500 words solely meant to make me feel good

Twitter is nothing but gloom and doom tonight. Our current president is tearing down shit like he’s stripping wallpaper. I don’t know what to do so I’m making a list meant to: 1.) Make me feel better, and 2.) Meet my 500-words-per-day goal.

Fair warning, this list is going to keep going until I see a Word count: 500 at the bottom of my screen. Not sure how long it will take to get there – I’m just hoping I can come up with enough feel good stuff without crapping out at only 200-something words. (It’s that kind of year so far.)
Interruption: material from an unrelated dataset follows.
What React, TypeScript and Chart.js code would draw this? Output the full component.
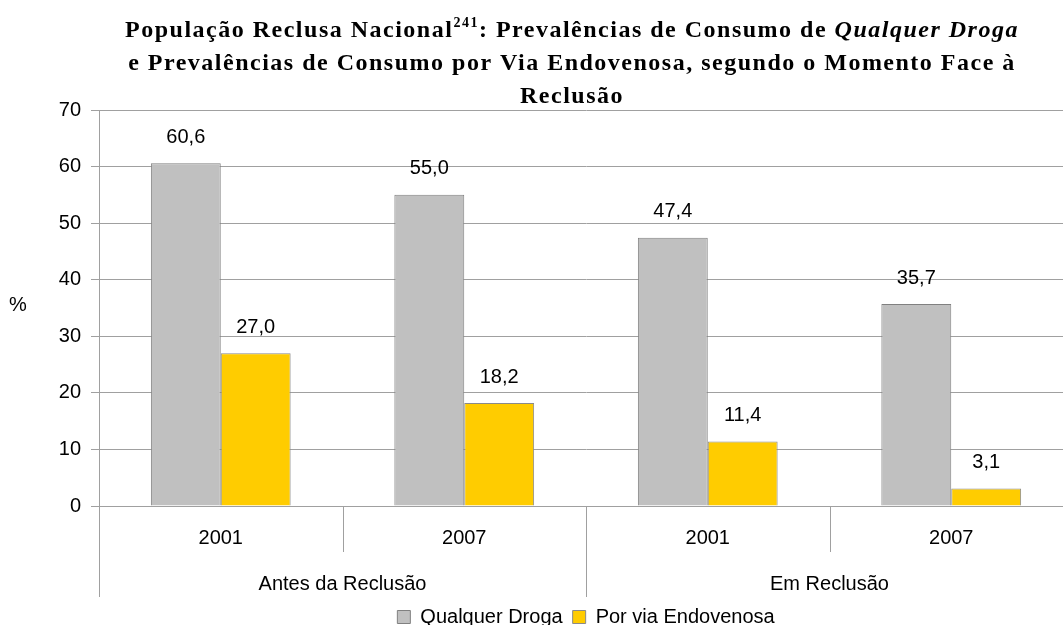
import React, { useEffect, useRef } from "react";
import { Chart, registerables } from "chart.js";

Chart.register(...registerables);

const periods = ["Antes da Reclusão", "Em Reclusão"];
const years = ["2001", "2007", "2001", "2007"];
const qualquerDroga = [60.6, 55.0, 47.4, 35.7];
const viaEndovenosa = [27.0, 18.2, 11.4, 3.1];
const seriesNames = ["Qualquer Droga", "Por via Endovenosa"];
const yMin = 0;
const yMax = 70;
const yStep = 10;
const yAxisLabel = "%";

type Seg = { t: string; italic?: boolean; sup?: boolean };
const titleLines: Seg[][] = [
  [
    { t: "População Reclusa Nacional" },
    { t: "241", sup: true },
    { t: ": Prevalências de Consumo de " },
    { t: "Qualquer Droga", italic: true },
  ],
  [{ t: "e Prevalências de Consumo por Via Endovenosa, segundo o Momento Face à" }],
  [{ t: "Reclusão" }],
];

const SANS = "'Liberation Sans', Arial, sans-serif";
const SERIF = "'Liberation Serif', 'Times New Roman', serif";

const overlayPlugin = {
  id: "overlay",
  afterDraw(chart: any) {
    const ctx = chart.ctx as CanvasRenderingContext2D;
    const area = chart.chartArea;
    const xs = chart.scales.x;

    ctx.save();
    // Title
    const titleSize = 24;
    const fontFor = (s: Seg) =>
      `${s.italic ? "italic " : ""}bold ${s.sup ? 14 : titleSize}px ${SERIF}`;
    (ctx as any).letterSpacing = "1.5px";
    ctx.fillStyle = "#000";
    ctx.textBaseline = "alphabetic";
    ctx.textAlign = "left";
    const baselines = [37, 70, 103];
    const titleCenter = 572;
    titleLines.forEach((line, li) => {
      let total = 0;
      line.forEach((s) => {
        ctx.font = fontFor(s);
        total += ctx.measureText(s.t).width;
      });
      let x = titleCenter - total / 2;
      line.forEach((s) => {
        ctx.font = fontFor(s);
        ctx.fillText(s.t, x, baselines[li] - (s.sup ? 10 : 0));
        x += ctx.measureText(s.t).width;
      });
    });
    (ctx as any).letterSpacing = "0px";

    // Y axis label
    ctx.font = `20px ${SANS}`;
    ctx.textAlign = "center";
    ctx.textBaseline = "middle";
    ctx.fillText(yAxisLabel, 18, (area.top + area.bottom) / 2 - 3);

    // Category separators
    const catW = (area.right - area.left) / years.length;
    ctx.strokeStyle = "#a0a0a0";
    ctx.lineWidth = 1;
    for (let i = 0; i <= years.length; i++) {
      const bx = Math.round(xs.getPixelForValue(0) - catW / 2 + i * catW) + 0.5;
      const isGroup = i % 2 === 0;
      ctx.beginPath();
      ctx.moveTo(bx, area.bottom);
      ctx.lineTo(bx, area.bottom + (isGroup ? 91 : 46));
      ctx.stroke();
    }

    // Group labels
    ctx.fillStyle = "#000";
    ctx.font = `20px ${SANS}`;
    periods.forEach((p, gi) => {
      const cx = (xs.getPixelForValue(gi * 2) + xs.getPixelForValue(gi * 2 + 1)) / 2;
      ctx.fillText(p, cx, area.bottom + 78);
    });

    // Data labels
    chart.data.datasets.forEach((ds: any, di: number) => {
      const meta = chart.getDatasetMeta(di);
      meta.data.forEach((bar: any, j: number) => {
        const v = ds.data[j] as number;
        ctx.fillText(v.toFixed(1).replace(".", ","), bar.x, bar.y - 26);
      });
    });
    ctx.restore();
  },
};

export default function App() {
  const ref = useRef<HTMLCanvasElement | null>(null);
  useEffect(() => {
    if (!ref.current) return;
    const chart = new Chart(ref.current, {
      type: "bar",
      data: {
        labels: years,
        datasets: [
          {
            label: seriesNames[0],
            data: qualquerDroga,
            backgroundColor: "#c0c0c0",
            borderColor: "#808080",
            borderWidth: 1,
            categoryPercentage: 0.574,
            barPercentage: 1,
          },
          {
            label: seriesNames[1],
            data: viaEndovenosa,
            backgroundColor: "#ffcc00",
            borderColor: "#8a8a8a",
            borderWidth: 1,
            categoryPercentage: 0.574,
            barPercentage: 1,
          },
        ],
      },
      options: {
        responsive: false,
        animation: false,
        devicePixelRatio: 1,
        layout: { padding: { top: 110, left: 0, right: 27, bottom: -12 } },
        plugins: {
          title: { display: false },
          tooltip: { enabled: false },
          legend: {
            position: "bottom",
            fullSize: false,
            labels: {
              boxWidth: 13,
              boxHeight: 13,
              padding: 10,
              color: "#000",
              font: { size: 20, family: SANS },
            },
          },
        },
        scales: {
          x: {
            grid: { display: false, drawTicks: false },
            border: { display: false },
            ticks: { color: "#000", font: { size: 20, family: SANS }, padding: 20 },
            afterFit: (s: any) => {
              s.height = 91;
            },
          },
          y: {
            min: yMin,
            max: yMax,
            ticks: { stepSize: yStep, color: "#000", font: { size: 20, family: SANS }, padding: 10 },
            grid: { color: "#a0a0a0", tickLength: 8 },
            border: { display: true, color: "#a0a0a0" },
            afterFit: (s: any) => {
              s.width = 99;
            },
          },
        },
      },
      plugins: [overlayPlugin],
    });
    return () => chart.destroy();
  }, []);
  return (
    <div
      style={{
        position: "fixed",
        left: 0,
        top: 0,
        width: 1063,
        height: 625,
        overflow: "hidden",
        background: "#fff",
      }}
    >
      <canvas ref={ref} width={1100} height={625} style={{ display: "block", width: 1100, height: 625 }} />
    </div>
  );
}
500 Words to Make Me Feel Better:

  1. Tonight I ran 5.3 miles and when Prince’s “When Doves Cry” came on my iPod I started singing it as loud as I could, and it made me happy as a lamb – running through my suburban, Southern Indiana neighborhood at dusk, in my neon yellow running sweat shirt, yelling, “…maybe I’m just like my father – too bold, maybe I’m just like my mother, she’s never satisfied…this is what it sounds like, when doves cry.”
  2. Speaking of lambs – that t-shirt up there is my new favorite piece of clothing. It’s just a plain gray tee, with the words: “I’m a virgin, but this is an old shirt.” I’ve had it for days now, but even typing it here makes me laugh like I’m watching an episode of Veep. For anyone who hasn’t watched The Young Pope (you should start because I would like someone to talk to about it) Diane Keaton was my inspiration. She plays a nun who advises the young, very hot, Jude Law pope. And if she’s not in her habit, she’s wearing a t-shirt that says the same. This is not the best thing about the show.
  3. Speaking of lambs part two – in addition to my new love of The Young Pope, I ordered Beverly D’Onfrio’s “Looking for Mary,” which is a book about her trying to find her faith through the lens of The Virgin Mary – which I get. After getting the book and about six episodes into The Young Pope, I got a text from someone who didn’t know any of this with a picture of a rosary and it felt…relevant. The next day, I ended up at a catholic mass for a funeral service. It was a full mass at a St. Mary’s New Albany – a church I’ve been to many, many times, but never noticed the eye painted above the altar. It reminded me of the tattoo I have on my lower back – my tramp stamp eye of ra which I love, and yet sometimes forget I have until a moment like that. When I’m standing in a Catholic Church, thinking about the Virgin Mary and the words Gratia Plena – “Full of Grace” and how my daughter’s middle name is Grace, “…oh, and look, there’s a picture of an eye that kind of looks like the one I have tattoo’ed on my back.” I opted to take communion and upon coming back to my pew to kneel and pray I glanced up at 12 stations of the cross plaque beside my pew – it was the one of Simon holding Jesus. Without any notice or any internal dialogue/stream-of-conscious warning, I started crying a relief-type of cry and for just a moment I felt like I could let something else carry the weight of it all. I’m not sure what any of this means, but I’m trying to get 500 words here and it all seems connected right now. God and the Virgin Mary and my tattoo and random texts with pictures of rosary beads and communion and sacred lambs and young Popes and whatever the hell is happening to our world – I want to thread a purple satin ribbon through it, but I don’t know where it begins or ends.
  4. Last week, I was running in downtown New Albany and at the busiest intersection on Elm and State Street – where the line of cars backs up at the red light after they exit 64West – I tripped on the un-level sidewalk and went down on both my palms. In my head, I popped right back up – almost as if I was doing a burpee mid run. That’s how I like to think it looked – like I purposely went down to a runner’s sprint with my hands on the ground and then right back up. I’m sure in reality it was less graceful. I still have a tiny-stigmata-looking scar (to keep the whole catholic theme going here) on the palm of my right hand. I fall all the time, and it always makes me laugh – even when I really end up hurting myself. I mean, falling is funny. So if you’re wondering why I would list this as making me feel better – it does fit into my overall brand.
  5. This weekend, I sent an email  to our local Democratic Party Women’s Caucus, asking how to get involved. Next week, my daughter and I will be going to a meeting where we will help put together bags of supplies for the homeless. I am ashamed I haven’t been more involved in the past. Also, I hope they don’t regret inviting me to help should any of them see my t-shirt.

Look at that – over 600 words and a whole five things that make me feel better.